## EXERCISE OBJECTIVE
In this exercise, return the whole listing exactly, excluding any images.

## GIVEN INFORMATION
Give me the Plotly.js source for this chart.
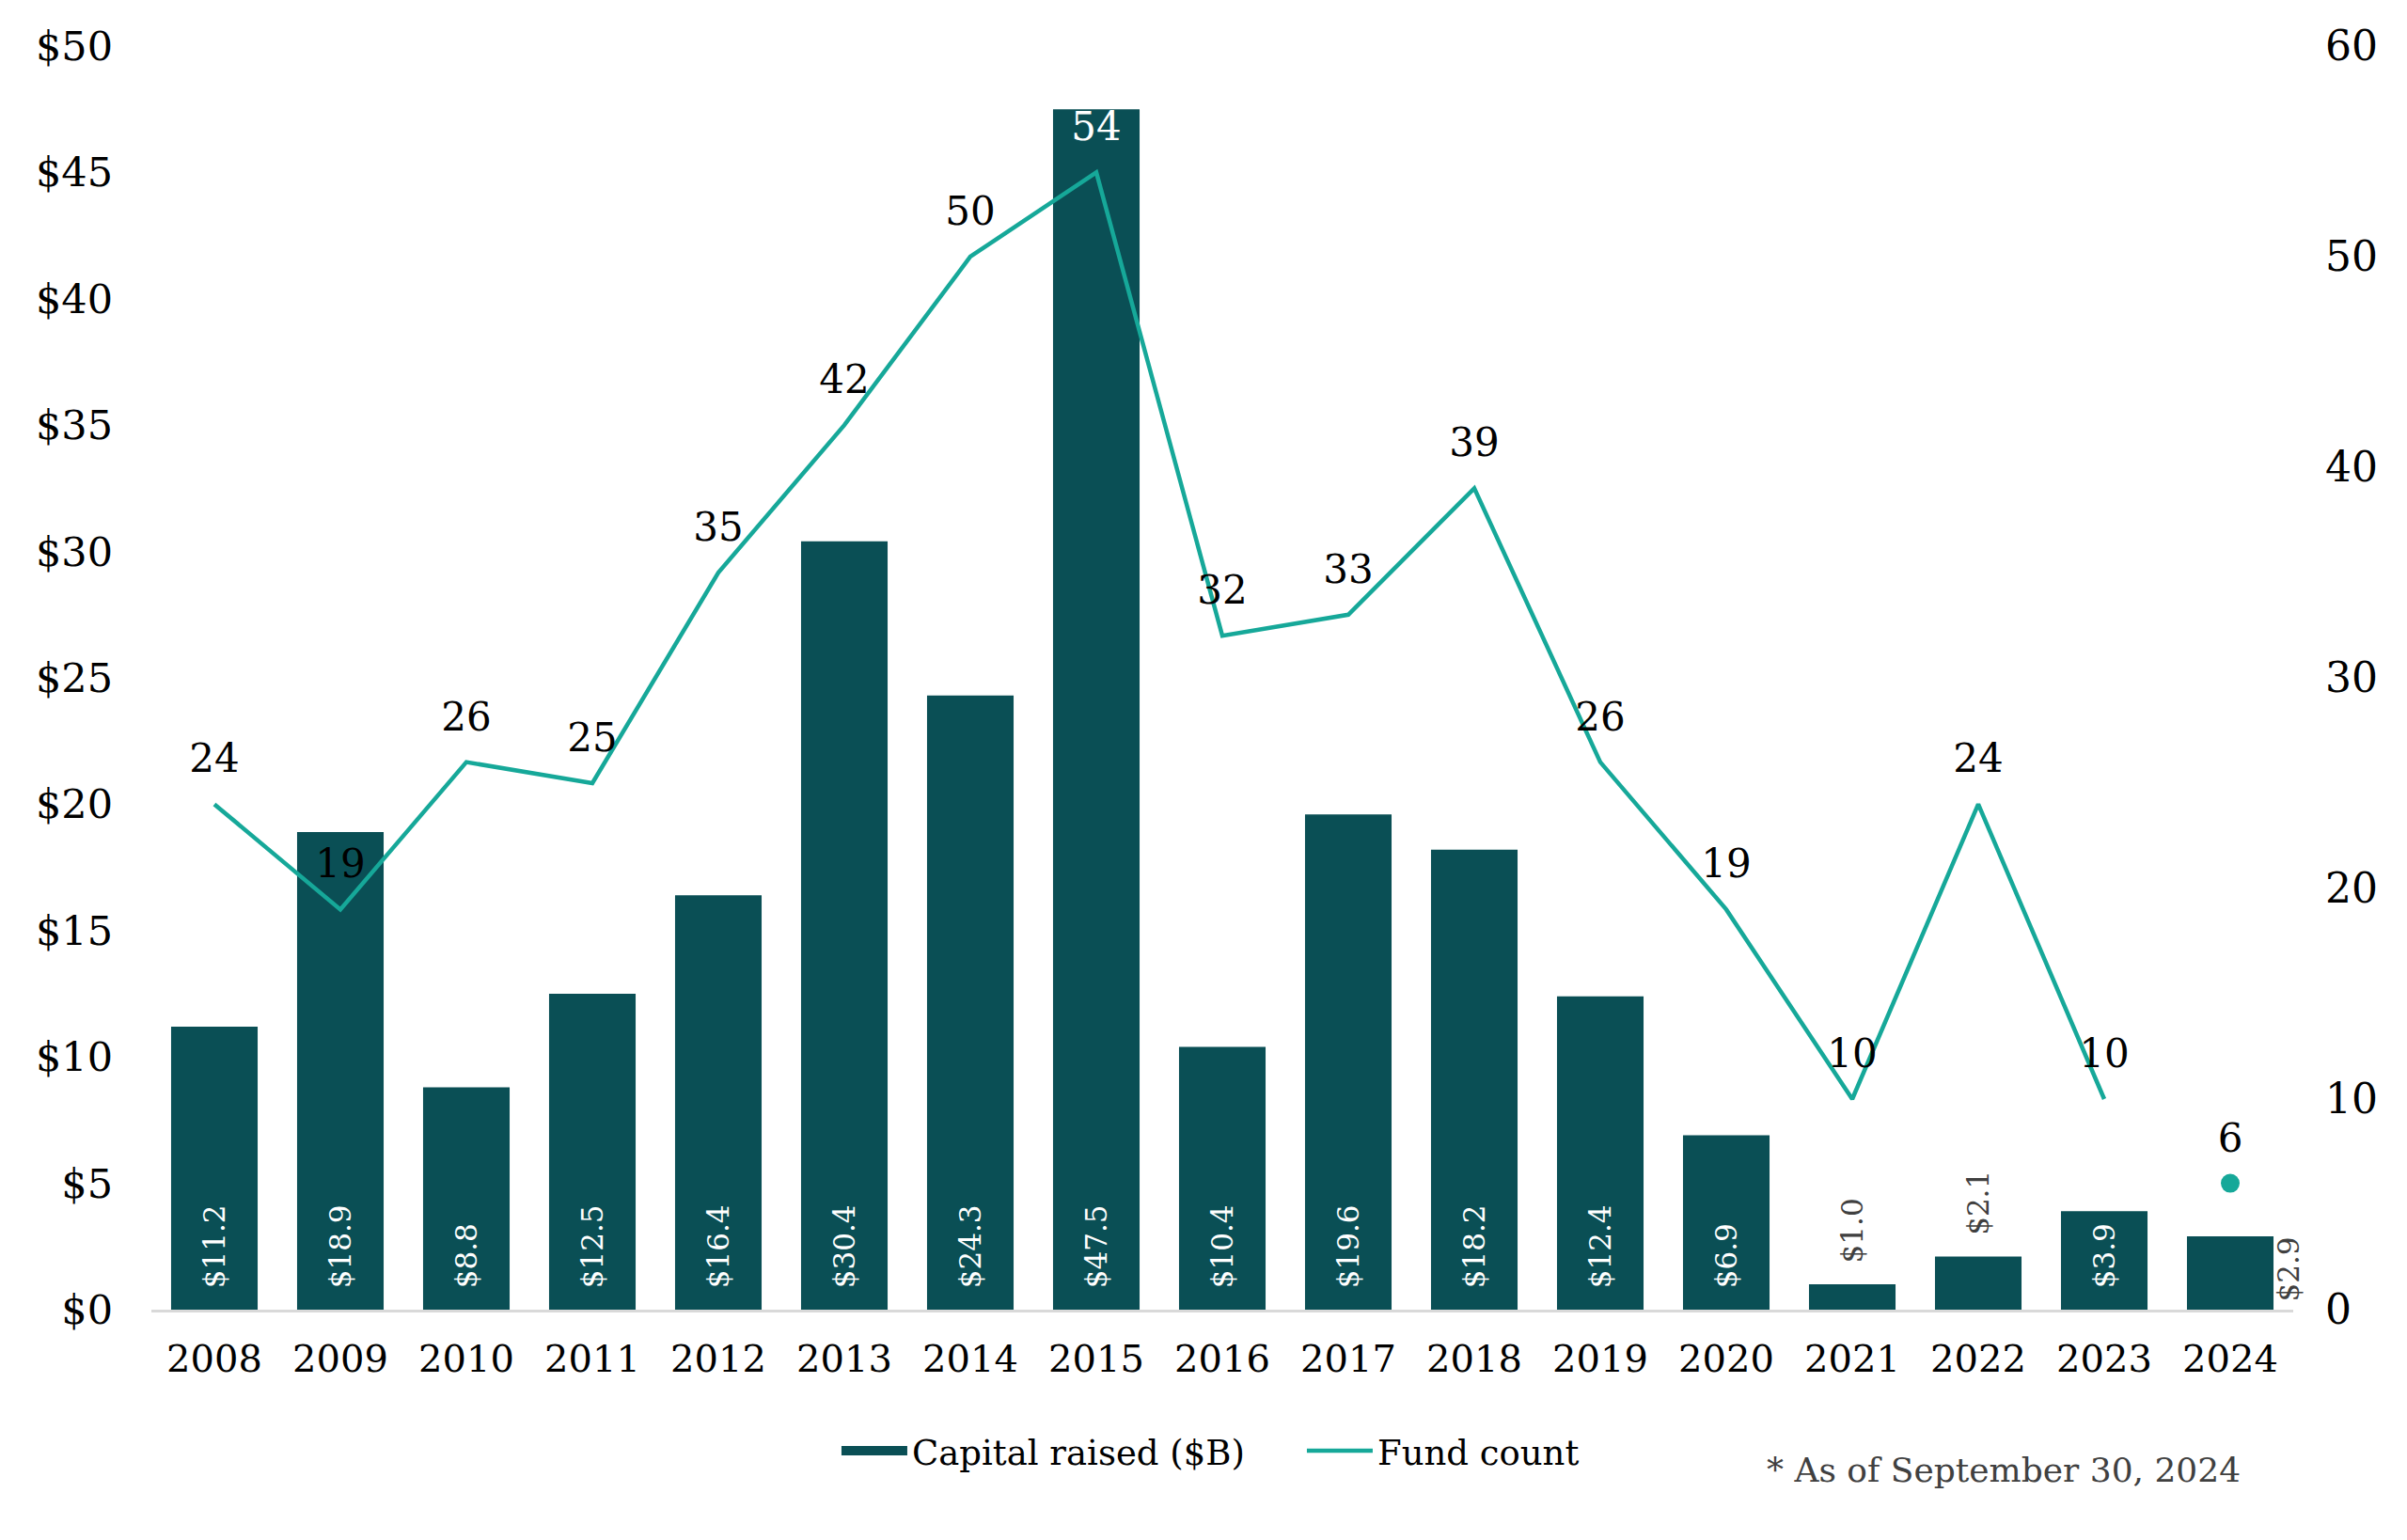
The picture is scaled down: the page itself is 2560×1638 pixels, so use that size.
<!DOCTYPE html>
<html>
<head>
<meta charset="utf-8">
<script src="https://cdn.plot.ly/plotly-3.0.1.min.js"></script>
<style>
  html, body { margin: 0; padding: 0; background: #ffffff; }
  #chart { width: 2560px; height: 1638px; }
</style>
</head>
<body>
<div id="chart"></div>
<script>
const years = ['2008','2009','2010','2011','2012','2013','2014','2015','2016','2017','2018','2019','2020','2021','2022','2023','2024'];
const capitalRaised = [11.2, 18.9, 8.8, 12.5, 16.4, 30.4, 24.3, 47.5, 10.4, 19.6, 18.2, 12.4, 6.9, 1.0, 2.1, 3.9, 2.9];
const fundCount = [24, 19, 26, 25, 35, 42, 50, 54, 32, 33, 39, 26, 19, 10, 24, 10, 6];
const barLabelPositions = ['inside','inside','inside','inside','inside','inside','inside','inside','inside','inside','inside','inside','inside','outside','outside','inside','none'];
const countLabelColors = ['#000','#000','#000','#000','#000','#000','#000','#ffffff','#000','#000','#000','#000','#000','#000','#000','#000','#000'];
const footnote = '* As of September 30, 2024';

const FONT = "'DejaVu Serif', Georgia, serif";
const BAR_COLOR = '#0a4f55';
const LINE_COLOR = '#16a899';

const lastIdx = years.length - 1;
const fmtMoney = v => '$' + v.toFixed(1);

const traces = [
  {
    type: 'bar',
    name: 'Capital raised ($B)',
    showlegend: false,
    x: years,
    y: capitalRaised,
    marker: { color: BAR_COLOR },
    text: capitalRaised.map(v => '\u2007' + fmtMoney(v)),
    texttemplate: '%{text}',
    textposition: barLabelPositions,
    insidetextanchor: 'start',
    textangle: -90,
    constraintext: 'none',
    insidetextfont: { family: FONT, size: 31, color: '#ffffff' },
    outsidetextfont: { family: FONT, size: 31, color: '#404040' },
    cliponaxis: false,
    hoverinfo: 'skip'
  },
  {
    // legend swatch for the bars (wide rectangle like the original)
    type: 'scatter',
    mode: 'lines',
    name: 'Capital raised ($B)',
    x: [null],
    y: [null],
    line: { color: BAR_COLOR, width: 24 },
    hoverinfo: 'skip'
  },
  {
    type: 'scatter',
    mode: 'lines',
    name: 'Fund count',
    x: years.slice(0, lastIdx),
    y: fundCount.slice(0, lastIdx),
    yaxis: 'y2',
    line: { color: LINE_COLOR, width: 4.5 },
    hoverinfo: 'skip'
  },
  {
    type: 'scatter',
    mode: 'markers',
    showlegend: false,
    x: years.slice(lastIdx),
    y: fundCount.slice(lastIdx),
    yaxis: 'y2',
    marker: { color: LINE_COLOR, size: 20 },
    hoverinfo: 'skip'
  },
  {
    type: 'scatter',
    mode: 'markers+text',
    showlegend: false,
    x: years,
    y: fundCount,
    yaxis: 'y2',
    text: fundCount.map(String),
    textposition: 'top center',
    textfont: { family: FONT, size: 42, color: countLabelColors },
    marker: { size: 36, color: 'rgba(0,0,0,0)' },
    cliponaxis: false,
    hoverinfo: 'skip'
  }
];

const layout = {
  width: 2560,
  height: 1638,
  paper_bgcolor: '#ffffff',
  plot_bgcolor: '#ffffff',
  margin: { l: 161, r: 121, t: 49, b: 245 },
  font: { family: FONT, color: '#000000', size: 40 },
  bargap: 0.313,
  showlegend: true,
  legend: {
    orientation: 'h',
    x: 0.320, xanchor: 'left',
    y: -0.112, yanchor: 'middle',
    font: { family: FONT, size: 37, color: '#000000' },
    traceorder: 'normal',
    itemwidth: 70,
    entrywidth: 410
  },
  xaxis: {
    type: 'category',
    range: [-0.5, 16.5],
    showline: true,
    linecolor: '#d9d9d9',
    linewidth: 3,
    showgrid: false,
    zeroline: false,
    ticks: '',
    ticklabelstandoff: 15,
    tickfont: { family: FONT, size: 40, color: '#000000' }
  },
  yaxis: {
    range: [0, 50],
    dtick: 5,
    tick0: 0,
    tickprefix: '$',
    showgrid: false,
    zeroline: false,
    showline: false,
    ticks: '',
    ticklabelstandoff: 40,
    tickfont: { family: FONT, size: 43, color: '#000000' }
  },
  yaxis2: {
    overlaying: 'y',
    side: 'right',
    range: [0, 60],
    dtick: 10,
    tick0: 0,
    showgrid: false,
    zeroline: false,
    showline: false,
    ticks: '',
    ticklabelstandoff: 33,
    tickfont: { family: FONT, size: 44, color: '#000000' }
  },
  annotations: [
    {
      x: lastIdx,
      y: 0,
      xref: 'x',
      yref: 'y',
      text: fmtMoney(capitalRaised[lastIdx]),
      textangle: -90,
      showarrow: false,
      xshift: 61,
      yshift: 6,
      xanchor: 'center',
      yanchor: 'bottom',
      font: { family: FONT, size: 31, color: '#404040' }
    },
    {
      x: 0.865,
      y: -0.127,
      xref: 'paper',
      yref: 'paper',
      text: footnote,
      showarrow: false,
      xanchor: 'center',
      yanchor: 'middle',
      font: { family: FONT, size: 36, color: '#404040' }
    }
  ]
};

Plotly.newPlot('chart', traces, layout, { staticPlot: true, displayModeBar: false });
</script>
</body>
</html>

## TASK SOLUTION
Give me the Plotly.js source for this chart.
The picture is scaled down: the page itself is 2560×1638 pixels, so use that size.
<!DOCTYPE html>
<html>
<head>
<meta charset="utf-8">
<script src="https://cdn.plot.ly/plotly-3.0.1.min.js"></script>
<style>
  html, body { margin: 0; padding: 0; background: #ffffff; }
  #chart { width: 2560px; height: 1638px; }
</style>
</head>
<body>
<div id="chart"></div>
<script>
const years = ['2008','2009','2010','2011','2012','2013','2014','2015','2016','2017','2018','2019','2020','2021','2022','2023','2024'];
const capitalRaised = [11.2, 18.9, 8.8, 12.5, 16.4, 30.4, 24.3, 47.5, 10.4, 19.6, 18.2, 12.4, 6.9, 1.0, 2.1, 3.9, 2.9];
const fundCount = [24, 19, 26, 25, 35, 42, 50, 54, 32, 33, 39, 26, 19, 10, 24, 10, 6];
const barLabelPositions = ['inside','inside','inside','inside','inside','inside','inside','inside','inside','inside','inside','inside','inside','outside','outside','inside','none'];
const countLabelColors = ['#000','#000','#000','#000','#000','#000','#000','#ffffff','#000','#000','#000','#000','#000','#000','#000','#000','#000'];
const footnote = '* As of September 30, 2024';

const FONT = "'DejaVu Serif', Georgia, serif";
const BAR_COLOR = '#0a4f55';
const LINE_COLOR = '#16a899';

const lastIdx = years.length - 1;
const fmtMoney = v => '$' + v.toFixed(1);

const traces = [
  {
    type: 'bar',
    name: 'Capital raised ($B)',
    showlegend: false,
    x: years,
    y: capitalRaised,
    marker: { color: BAR_COLOR },
    text: capitalRaised.map(v => '\u2007' + fmtMoney(v)),
    texttemplate: '%{text}',
    textposition: barLabelPositions,
    insidetextanchor: 'start',
    textangle: -90,
    constraintext: 'none',
    insidetextfont: { family: FONT, size: 31, color: '#ffffff' },
    outsidetextfont: { family: FONT, size: 31, color: '#404040' },
    cliponaxis: false,
    hoverinfo: 'skip'
  },
  {
    // legend swatch for the bars (wide rectangle like the original)
    type: 'scatter',
    mode: 'lines',
    name: 'Capital raised ($B)',
    x: [null],
    y: [null],
    line: { color: BAR_COLOR, width: 24 },
    hoverinfo: 'skip'
  },
  {
    type: 'scatter',
    mode: 'lines',
    name: 'Fund count',
    x: years.slice(0, lastIdx),
    y: fundCount.slice(0, lastIdx),
    yaxis: 'y2',
    line: { color: LINE_COLOR, width: 4.5 },
    hoverinfo: 'skip'
  },
  {
    type: 'scatter',
    mode: 'markers',
    showlegend: false,
    x: years.slice(lastIdx),
    y: fundCount.slice(lastIdx),
    yaxis: 'y2',
    marker: { color: LINE_COLOR, size: 20 },
    hoverinfo: 'skip'
  },
  {
    type: 'scatter',
    mode: 'markers+text',
    showlegend: false,
    x: years,
    y: fundCount,
    yaxis: 'y2',
    text: fundCount.map(String),
    textposition: 'top center',
    textfont: { family: FONT, size: 42, color: countLabelColors },
    marker: { size: 36, color: 'rgba(0,0,0,0)' },
    cliponaxis: false,
    hoverinfo: 'skip'
  }
];

const layout = {
  width: 2560,
  height: 1638,
  paper_bgcolor: '#ffffff',
  plot_bgcolor: '#ffffff',
  margin: { l: 161, r: 121, t: 49, b: 245 },
  font: { family: FONT, color: '#000000', size: 40 },
  bargap: 0.313,
  showlegend: true,
  legend: {
    orientation: 'h',
    x: 0.320, xanchor: 'left',
    y: -0.112, yanchor: 'middle',
    font: { family: FONT, size: 37, color: '#000000' },
    traceorder: 'normal',
    itemwidth: 70,
    entrywidth: 410
  },
  xaxis: {
    type: 'category',
    range: [-0.5, 16.5],
    showline: true,
    linecolor: '#d9d9d9',
    linewidth: 3,
    showgrid: false,
    zeroline: false,
    ticks: '',
    ticklabelstandoff: 15,
    tickfont: { family: FONT, size: 40, color: '#000000' }
  },
  yaxis: {
    range: [0, 50],
    dtick: 5,
    tick0: 0,
    tickprefix: '$',
    showgrid: false,
    zeroline: false,
    showline: false,
    ticks: '',
    ticklabelstandoff: 40,
    tickfont: { family: FONT, size: 43, color: '#000000' }
  },
  yaxis2: {
    overlaying: 'y',
    side: 'right',
    range: [0, 60],
    dtick: 10,
    tick0: 0,
    showgrid: false,
    zeroline: false,
    showline: false,
    ticks: '',
    ticklabelstandoff: 33,
    tickfont: { family: FONT, size: 44, color: '#000000' }
  },
  annotations: [
    {
      x: lastIdx,
      y: 0,
      xref: 'x',
      yref: 'y',
      text: fmtMoney(capitalRaised[lastIdx]),
      textangle: -90,
      showarrow: false,
      xshift: 61,
      yshift: 6,
      xanchor: 'center',
      yanchor: 'bottom',
      font: { family: FONT, size: 31, color: '#404040' }
    },
    {
      x: 0.865,
      y: -0.127,
      xref: 'paper',
      yref: 'paper',
      text: footnote,
      showarrow: false,
      xanchor: 'center',
      yanchor: 'middle',
      font: { family: FONT, size: 36, color: '#404040' }
    }
  ]
};

Plotly.newPlot('chart', traces, layout, { staticPlot: true, displayModeBar: false });
</script>
</body>
</html>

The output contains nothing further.